There's just something about those fluttering butterflies in your stomach, the painted smile on your face, and the laugh. You know the laugh. It's the same one you had when you were a little girl. (Or little boy, come on now... boys get this feeling too don't they? I mean.. they've got to right? Okay fine. Maybe you're right. Maybe it is just a girl thing...)


I guess you could describe it like they do in primary... you know, as having that "warm fuzzy" feeling.
However you put it, we, as humans, enjoy it.

So..... hold that thought.

The other day I was reading an article for my class.
It's title?
Thirsty in the Rain.

I thought about that for a minute. And of course, one of my sappy philosophical posts immediately came to mind. As usual. But seriously we've all had enough of those. So I will just say a little bit. Without the sap.

Thirsty in the Rain. How many times have we been thirsty in the rain? How many times do we float through the most enjoyable times of our lives wondering when things are going to get better? How many times do we wish for so much more when we have more than most could ever ask for?

And then, my mind started to wander... (as it usually does when I'm trying to do homework... seriously what is my problem. I'd rather scoop up the dog poop from my parent's backyard than read my darn textbook. You may as well hand me the User's Manual to any appliance or new car- I mean really. Who can honestly read those anyway?! The print is at least 10 pt. font and the words are way beyond my vocabulary.)


To....this...

dancing in the rain
I decided, yet again, that I love the rain. I even love the thought of rain.
I love rain so much, that sometimes, I honestly feel like I am flirting with the rain.
I get butterflies when I see it coming.
I dance around and giggle like a little girl.
I smile the entire time is soaks into my skin.
And I never want it to end.

Rain makes me remember the good things in life. It slows me down. Makes me think.

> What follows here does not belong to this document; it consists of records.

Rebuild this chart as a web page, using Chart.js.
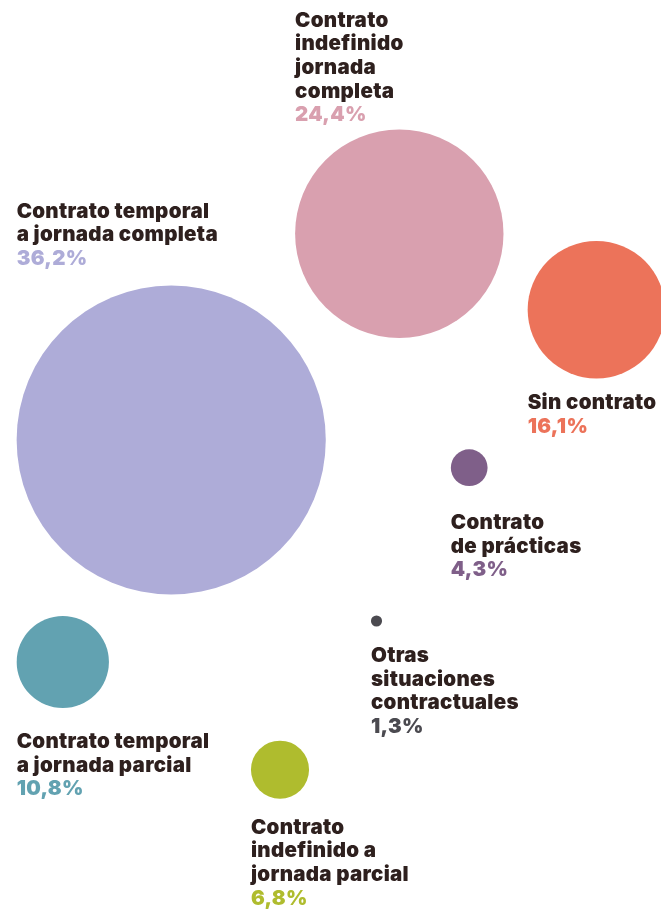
<!DOCTYPE html>
<html>
<head>
<meta charset="utf-8">
<script src="https://cdn.jsdelivr.net/npm/chart.js@4/dist/chart.umd.min.js"></script>
<style>
  html, body { margin: 0; padding: 0; background: #ffffff; }
  #wrap { width: 661px; height: 909px; position: relative; }
</style>
</head>
<body>
<div id="wrap"><canvas id="c" width="661" height="909"></canvas></div>
<script>
// ---- data ----
const categories = [
  ['Contrato', 'indefinido', 'jornada', 'completa'],
  ['Contrato temporal', 'a jornada completa'],
  ['Sin contrato'],
  ['Contrato', 'de prácticas'],
  ['Otras', 'situaciones', 'contractuales'],
  ['Contrato temporal', 'a jornada parcial'],
  ['Contrato', 'indefinido a', 'jornada parcial']
];
const shares = [24.4, 36.2, 16.1, 4.3, 1.3, 10.8, 6.8];
// layout positions of the packed bubbles (chart units)
const posX = [399.3, 171.2, 596.4, 469.2, 376.5, 62.8, 280.0];
const posY = [233.7, 440.0, 309.7, 467.7, 621.0, 662.0, 769.7];

// ---- styles / layout ----
const colors = ['#D9A0AF', '#AEACD8', '#EC735A', '#7F5F89', '#4B4A50', '#62A2B1', '#AFBC2E'];
const labelSide = ['above', 'above', 'below', 'below', 'below', 'below', 'below'];
const labelGap = [8.3, 20.5, 30.7, 43, 35.5, 40, 35];
const RADIUS_PER_POINT = 4.27;
const TEXT_COLOR = '#2E201E';
const FONT = '900 20.5px Inter, "Liberation Sans", sans-serif';
const LETTER_SPACING = '0.3px';
const LINE_H = 23.6;

const fmt = v => v.toFixed(1).replace('.', ',') + '%';

const labelPlugin = {
  id: 'bubbleLabels',
  afterDatasetsDraw(chart) {
    const ctx = chart.ctx;
    const meta = chart.getDatasetMeta(0);
    ctx.save();
    ctx.font = FONT;
    if ('letterSpacing' in ctx) ctx.letterSpacing = LETTER_SPACING;
    ctx.textAlign = 'left';
    ctx.textBaseline = 'alphabetic';
    meta.data.forEach((el, i) => {
      const r = el.options.radius;
      const x = el.x - r;
      const lines = categories[i].concat([fmt(shares[i])]);
      let firstBase;
      if (labelSide[i] === 'above') {
        const lastBase = el.y - r - labelGap[i];
        firstBase = lastBase - LINE_H * (lines.length - 1);
      } else {
        firstBase = el.y + r + labelGap[i];
      }
      lines.forEach((t, j) => {
        const isPct = j === lines.length - 1;
        ctx.fillStyle = isPct ? colors[i] : TEXT_COLOR;
        ctx.fillText(t, x, firstBase + j * LINE_H);
      });
    });
    ctx.restore();
  }
};

new Chart(document.getElementById('c'), {
  type: 'bubble',
  data: {
    datasets: [{
      data: shares.map((v, i) => ({ x: posX[i], y: posY[i], r: v * RADIUS_PER_POINT })),
      backgroundColor: colors,
      borderWidth: 0,
      hoverBorderWidth: 0,
      hoverRadius: 0,
      clip: false
    }]
  },
  options: {
    responsive: false,
    animation: false,
    events: [],
    devicePixelRatio: 1,
    layout: { padding: 0, autoPadding: false },
    plugins: { legend: { display: false }, tooltip: { enabled: false } },
    scales: {
      x: { type: 'linear', min: 0, max: 661, display: false },
      y: { type: 'linear', min: 0, max: 909, reverse: true, display: false }
    }
  },
  plugins: [labelPlugin]
});
</script>
</body>
</html>
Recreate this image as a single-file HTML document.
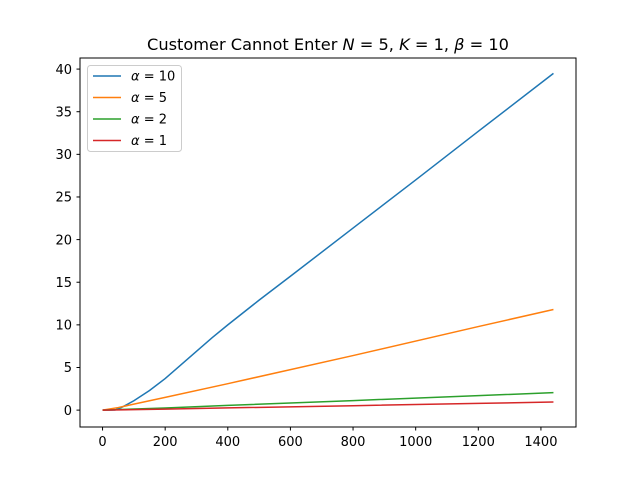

I love it in all seasons. For all different reasons.

I love rain in the summer. I love how it's warm when it hits my skin, and the sun never stops shining while it falls.
I love rain in the fall. I love how it spots the fallen leaves and clears the air like the vacuum salesman that cleaned my mom's carpets the other day. (She was there for two full hours...needless to say, I think we just might have ourselves a new vacuum...)
And I love rain in the winter. What? I know I know, it pretty much never happens. But sometimes, just sometimes, it does. And there is nothing sweeter than watching the rain drizzle down the window panes like a cold shower on a hot day. It's so rare. Unique. Mind boggling. Yet real. And that is why I love it. I appreciate it.

Because sometimes. No, most times, the best things in life are just that.
Rare.
Unique.
Mind Boggling.
Yet real.

And it's during times like that that you know He knows. You know He had you in mind when He made this person late here, and that person show up there. Because as unique as you are, as rare as they come, and as mind boggling as it may seem, it's real. He is real. And so is His plan for you. And me. So is His plan for us.

And I just so happen to be living that.

So what is my point? What does flirting have to do with anything? (Besides the fact that I may or may not have flirted with a cute boy today. Come on, I'm in college! That's what I'm supposed to do isn't it? At least that's what my Grandma tells me...)


Maybe nothing. But maybe something. (You know I never plan these things out before I write...)

My point is this.

Don't let the rains of life pass you by. Dance in it. Flirt with it. Let it wash away your worries, and puddle up your stress. Let it slow you down, and make you think. Take time to wrap up in a blanket and watch it fall. Watch it trickle down your window or pound against your sidewalk. Let your children run in it. Without shoes on. Without a jacket. Let them discover who they want to become. And strive to become that person as you watch.

Because it is during those times that we can step back and remember the rare joys of life. The unique circumstances in which we live. The mind boggling things we are blessed with, and people we are blessed to know.

And as you do that, as you smile and giggle.. as you flirt with those rain clouds and let their rain drops put butterflies in your stomach, I promise you will realize everything you have, everything you've been given, and everything you are, is real.

Because some things...those things...in life are worth it.

Think about it.

Until the next storm,
R.

2 comments:

Nield Family said...

I love the rain too! It has rained 2 days in a row here and I feel like a little girl-so happy. All my kiddos played in it and loved it! And what a good comparison:) Thanks for the inspiration today-love you girl!

Annie said...

How many times do we float through the most enjoyable times of our lives wondering when things are going to get better?

SO true!!!!!!!! I hate that I do that. so this is a good check for me in my life! I love you!